Both stratification and weighting are difficult to implement in scenarios involving many confounding variables. Our next topic, multivaraible regression, offers a way to adjust for multiple confounding variables simultaneously; however, a more reliable approach is to collect our data in a way such that the groups we seek to compare are balanced in every possible way, thereby precluding the possibility of confounding variables distorting the association we observe between our explanatory and response variables.

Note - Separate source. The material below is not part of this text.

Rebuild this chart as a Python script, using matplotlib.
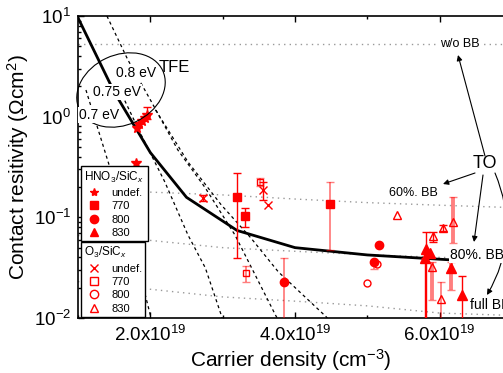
import numpy as np
import matplotlib.pyplot as plt
from matplotlib.patches import Ellipse
from matplotlib.lines import Line2D
from matplotlib.transforms import IdentityTransform
import matplotlib.ticker as ticker

plt.rcParams['font.family'] = ['Liberation Sans', 'DejaVu Sans']
plt.rcParams['mathtext.fontset'] = 'custom'
plt.rcParams['mathtext.rm'] = 'Liberation Sans'
plt.rcParams['mathtext.it'] = 'Liberation Sans:italic'
plt.rcParams['mathtext.bf'] = 'Liberation Sans:bold'

E19 = 1e19

################################################################################
# model curves (x in 1e19 cm^-3)
################################################################################
fit_x = [1.0, 1.5, 2.0, 2.5, 3.2, 4.0, 5.0, 6.15]
fit_y = [9.6, 1.76, 0.44, 0.158, 0.074, 0.050, 0.0423, 0.0378]

tfe07_x = [1.11, 1.28, 1.46, 1.60, 1.79, 2.00, 2.03]
tfe07_y = [1.84, 0.738, 0.282, 0.133, 0.0423, 0.0107, 0.008]
tfe075_x = [1.61, 1.86, 2.20, 2.52, 2.76, 2.98, 3.02]
tfe075_y = [1.64, 0.689, 0.225, 0.0668, 0.0315, 0.0107, 0.0085]
tfe08_x = [1.40, 1.69, 2.00, 2.38, 2.76, 3.17, 3.73, 3.76]
tfe08_y = [10.0, 3.66, 1.47, 0.467, 0.196, 0.0668, 0.0107, 0.0098]
tfe085_x = [2.07, 2.22, 2.52, 2.98, 3.39, 3.77, 4.43, 4.49]
tfe085_y = [1.17, 0.79, 0.355, 0.133, 0.0624, 0.0287, 0.0103, 0.0091]

to_x = [1.0, 2.0, 3.0, 4.0, 5.0, 6.0, 7.0]
to_nobb = [5.3, 5.3, 5.3, 5.3, 5.3, 5.3, 5.3]
to_60 = [0.19, 0.178, 0.167, 0.152, 0.140, 0.132, 0.125]
to_80 = [0.066, 0.059, 0.050, 0.046, 0.0425, 0.040, 0.039]
to_full = [0.023, 0.0193, 0.0162, 0.0147, 0.0132, 0.0112, 0.0106]

################################################################################
# measured data: x, y, lower, upper
################################################################################
hno3_undef_x = [1.81, 1.85, 1.88, 1.92, 1.95, 1.80]
hno3_undef_y = [0.78, 0.84, 0.90, 0.96, 1.04, 0.35]
hno3_undef_lo = [0.78, 0.84, 0.90, 0.96, 0.95, 0.35]
hno3_undef_hi = [0.78, 0.84, 0.90, 0.96, 1.25, 0.35]

hno3_770_x = [3.20, 3.31, 4.49]
hno3_770_y = [0.160, 0.103, 0.136]
hno3_770_lo = [0.0395, 0.080, 0.0475]
hno3_770_hi = [0.276, 0.123, 0.225]

hno3_800_x = [3.85, 5.16, 5.09]
hno3_800_y = [0.0228, 0.0532, 0.036]
hno3_800_lo = [0.005, 0.0532, 0.0307]
hno3_800_hi = [0.0395, 0.0532, 0.036]

hno3_830_x = [5.81, 5.86, 5.80, 6.16, 6.31]
hno3_830_y = [0.0485, 0.0443, 0.0395, 0.0315, 0.0169]
hno3_830_lo = [0.005, 0.0443, 0.005, 0.019, 0.005]
hno3_830_hi = [0.0716, 0.0443, 0.0395, 0.036, 0.0262]

o3_undef_x = [2.73, 3.56, 3.63]
o3_undef_y = [0.156, 0.187, 0.133]
o3_undef_lo = [0.146, 0.148, 0.133]
o3_undef_hi = [0.167, 0.226, 0.133]

o3_770_x = [3.52, 3.32]
o3_770_y = [0.225, 0.028]
o3_770_lo = [0.205, 0.0228]
o3_770_hi = [0.245, 0.0329]

o3_800_x = [5.13, 4.99]
o3_800_y = [0.034, 0.0223]
o3_800_lo = [0.034, 0.0223]
o3_800_hi = [0.034, 0.0223]

o3_830_x = [6.19, 6.05, 5.91, 5.90, 6.02, 5.41]
o3_830_y = [0.090, 0.0785, 0.0653, 0.0322, 0.0155, 0.106]
o3_830_lo = [0.0557, 0.073, 0.057, 0.0151, 0.005, 0.106]
o3_830_hi = [0.16, 0.083, 0.072, 0.036, 0.0228, 0.106]

# which error bars are drawn pale (0 = solid red, 1 = thin pale, 2 = thick pale)
hno3_undef_pale = [0, 0, 0, 0, 0, 0]
hno3_770_pale = [0, 0, 1]
hno3_800_pale = [1, 0, 1]
hno3_830_pale = [0, 0, 0, 2, 0]
o3_undef_pale = [0, 0, 0]
o3_770_pale = [1, 1]
o3_800_pale = [0, 0]
o3_830_pale = [2, 0, 0, 2, 1, 0]

red = '#ff0000'

fig = plt.figure(figsize=(5.03, 3.73), dpi=100)
ax = fig.add_axes([78/503., 55/373., 434/503., 302/373.])

# TO lines (dotted)
for yy in [to_nobb, to_60, to_80, to_full]:
    ax.plot(np.array(to_x)*E19, yy, color='#999999', lw=1.0, ls=(0, (1, 3)), zorder=1)

# TFE lines (dashed)
for xx, yy in [(tfe07_x, tfe07_y), (tfe075_x, tfe075_y), (tfe08_x, tfe08_y), (tfe085_x, tfe085_y)]:
    ax.plot(np.array(xx)*E19, yy, color='k', lw=0.9, ls=(0, (2.5, 2.5)), zorder=1)

# fit line
ax.plot(np.array(fit_x)*E19, fit_y, color='k', lw=2.0, zorder=2)

def draw(xs, ys, lo, hi, pale, marker, filled, ms):
    xs = np.array(xs)*E19
    for i in range(len(xs)):
        if hi[i] > lo[i]:
            if pale[i] == 0:
                c, a, w = red, 1.0, 1.0
            elif pale[i] == 1:
                c, a, w = red, 0.5, 1.3
            else:
                c, a, w = red, 0.5, 2.8
            ax.errorbar(xs[i], ys[i], yerr=[[ys[i]-lo[i]], [hi[i]-ys[i]]], fmt='none',
                        ecolor=c, alpha=a, elinewidth=w, capsize=3, capthick=1.0, zorder=3)
    ax.plot(xs, ys, ls='none', marker=marker, ms=ms, mec=red,
            mfc=red if filled else 'none', mew=1.0, zorder=4)

draw(hno3_undef_x, hno3_undef_y, hno3_undef_lo, hno3_undef_hi, hno3_undef_pale, '*', True, 7)
draw(hno3_770_x, hno3_770_y, hno3_770_lo, hno3_770_hi, hno3_770_pale, 's', True, 6)
draw(hno3_800_x, hno3_800_y, hno3_800_lo, hno3_800_hi, hno3_800_pale, 'o', True, 6)
draw(hno3_830_x, hno3_830_y, hno3_830_lo, hno3_830_hi, hno3_830_pale, '^', True, 6.5)
draw(o3_undef_x, o3_undef_y, o3_undef_lo, o3_undef_hi, o3_undef_pale, 'x', False, 6)
draw(o3_770_x, o3_770_y, o3_770_lo, o3_770_hi, o3_770_pale, 's', False, 5)
draw(o3_800_x, o3_800_y, o3_800_lo, o3_800_hi, o3_800_pale, 'o', False, 5)
draw(o3_830_x, o3_830_y, o3_830_lo, o3_830_hi, o3_830_pale, '^', False, 6)

ax.set_yscale('log')
ax.set_xlim(1.0*E19, 7.0*E19)
ax.set_ylim(1e-2, 1e1)

ax.xaxis.set_major_locator(ticker.FixedLocator([2*E19, 4*E19, 6*E19]))
ax.xaxis.set_minor_locator(ticker.FixedLocator([1*E19, 3*E19, 5*E19, 7*E19]))
ax.xaxis.set_major_formatter(ticker.FuncFormatter(lambda v, p: r'%.1fx10$^{19}$' % (v/E19)))
ax.tick_params(which='both', direction='in', top=True, right=True, width=1.0, labelsize=13.5)
ax.tick_params(which='major', length=4, pad=5)
ax.tick_params(which='minor', length=2.5)
for s in ax.spines.values():
    s.set_linewidth(1.2)

ax.set_xlabel(r'Carrier density (cm$^{-3}$)', fontsize=15)
ax.xaxis.set_label_coords(0.49, -0.097)
ax.set_ylabel(r'Contact resitivity ($\Omega$cm$^2$)', fontsize=15, labelpad=2)

# legends
def handles(markers, fills):
    return [Line2D([], [], ls='none', marker=m, ms=6, mec=red, mfc=red if f else 'none', mew=1.0)
            for m, f in zip(markers, fills)]

names = ['undef.', '770', '800', '830']
leg1 = ax.legend(handles(['*', 's', 'o', '^'], [1, 1, 1, 1]), names,
                 title=r'HNO$_3$/SiC$_x$', loc='upper left', bbox_to_anchor=(0.007, 0.503),
                 borderaxespad=0, fontsize=8, title_fontsize=8.5, fancybox=False,
                 edgecolor='k', framealpha=1, labelspacing=0.3, handletextpad=0.7,
                 handlelength=1.7, borderpad=0.3, alignment='left')
leg1.get_frame().set_linewidth(1.0)
ax.add_artist(leg1)
leg2 = ax.legend(handles(['x', 's', 'o', '^'], [0, 0, 0, 0]), names,
                 title=r'O$_3$/SiC$_x$', loc='upper left', bbox_to_anchor=(0.007, 0.252),
                 borderaxespad=0, fontsize=8, title_fontsize=8.5, fancybox=False,
                 edgecolor='k', framealpha=1, labelspacing=0.3, handletextpad=0.7,
                 handlelength=1.7, borderpad=0.3, alignment='left')
leg2.get_frame().set_linewidth(1.0)

# annotations (figure pixels, origin bottom-left)
wb = dict(facecolor='white', edgecolor='none', pad=0.5)
idt = IdentityTransform()
fig.text(460, 329, 'w/o BB', fontsize=9, ha='center', va='center', transform=idt, bbox=wb)
fig.text(413, 180, '60%. BB', fontsize=9, ha='center', va='center', transform=idt, bbox=wb)
fig.text(450, 118, '80%. BB', fontsize=10, ha='left', va='center', transform=idt, bbox=wb)
fig.text(470, 68, 'full BB', fontsize=10, ha='left', va='center', transform=idt, bbox=wb)
fig.text(485, 210, 'TO', fontsize=13, ha='center', va='center', transform=idt)
fig.text(174, 306, 'TFE', fontsize=12, ha='center', va='center', transform=idt)
fig.text(136, 300, '0.8 eV', fontsize=10, ha='center', va='center', transform=idt, bbox=wb)
fig.text(117, 281, '0.75 eV', fontsize=10, ha='center', va='center', transform=idt, bbox=wb)
fig.text(99, 258, '0.7 eV', fontsize=10, ha='center', va='center', transform=idt, bbox=wb)

el = Ellipse((121, 283), 92, 70, angle=25, transform=idt,
             facecolor='none', edgecolor='k', lw=0.8)
fig.add_artist(el)

ap = dict(arrowstyle='-|>', color='k', lw=0.8, mutation_scale=8, shrinkA=0, shrinkB=0)
for start, end, rad in [((485, 217), (458, 318), 0), ((475, 200), (443, 189), 0),
                        ((483, 198), (474, 131), 0), ((495, 200), (487, 78), -0.25)]:
    p = dict(ap)
    p['connectionstyle'] = 'arc3,rad=%g' % rad
    ax.annotate('', xy=end, xycoords='figure pixels', xytext=start,
                textcoords='figure pixels', arrowprops=p, annotation_clip=False)

fig.savefig('out.png', dpi=100)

An example of this the “Infant Heart” data set, where researchers at Harvard Medical School randomly assigned infants in need of heart surgery to one of two surgical approaches, “low-flow bypass” or “circulatory arrest”:

## Read data
infant_heart <- read.csv("https://remiller1450.github.io/data/InfantHeart.csv")

## Compare the distribution of birth weight by treatment group
ggplot(data = infant_heart, aes(x = Treatment, y = Weight)) + geom_boxplot()

Since the treatment group (type of surgery) is independent of birth weight, we can conclude that birth weight is not confounding the relationship between treatment and the study’ primary outcome variables (MDI and PDI scores). This is true even if birth weight is associated with MDI/PDI scores.

Question #5: For this question you should use the “Infant Heart” data set.

Part A: To gain a better sense of what to expect when two variables are independent due to random assignment, create a data visualization depicting the relationship between Treatment and Sex.
Part B: Suppose we calculate the mean PDI score of each treatment group. If we were to adjust these means by weighting according to the overall distribution of Sex in the study, how much change would you expect as a result of the adjustment: “very little change”, “moderate change”, or “substantial change”? Choose one of these options and briefly explain your choice.
Part C: Consider a new study where the researchers randomly assigned the explanatory variable. Should these researchers be concerned about unknown confounding variables, or variables that meet the definition of confounding and were not measured when the data were collected? Briefly explain.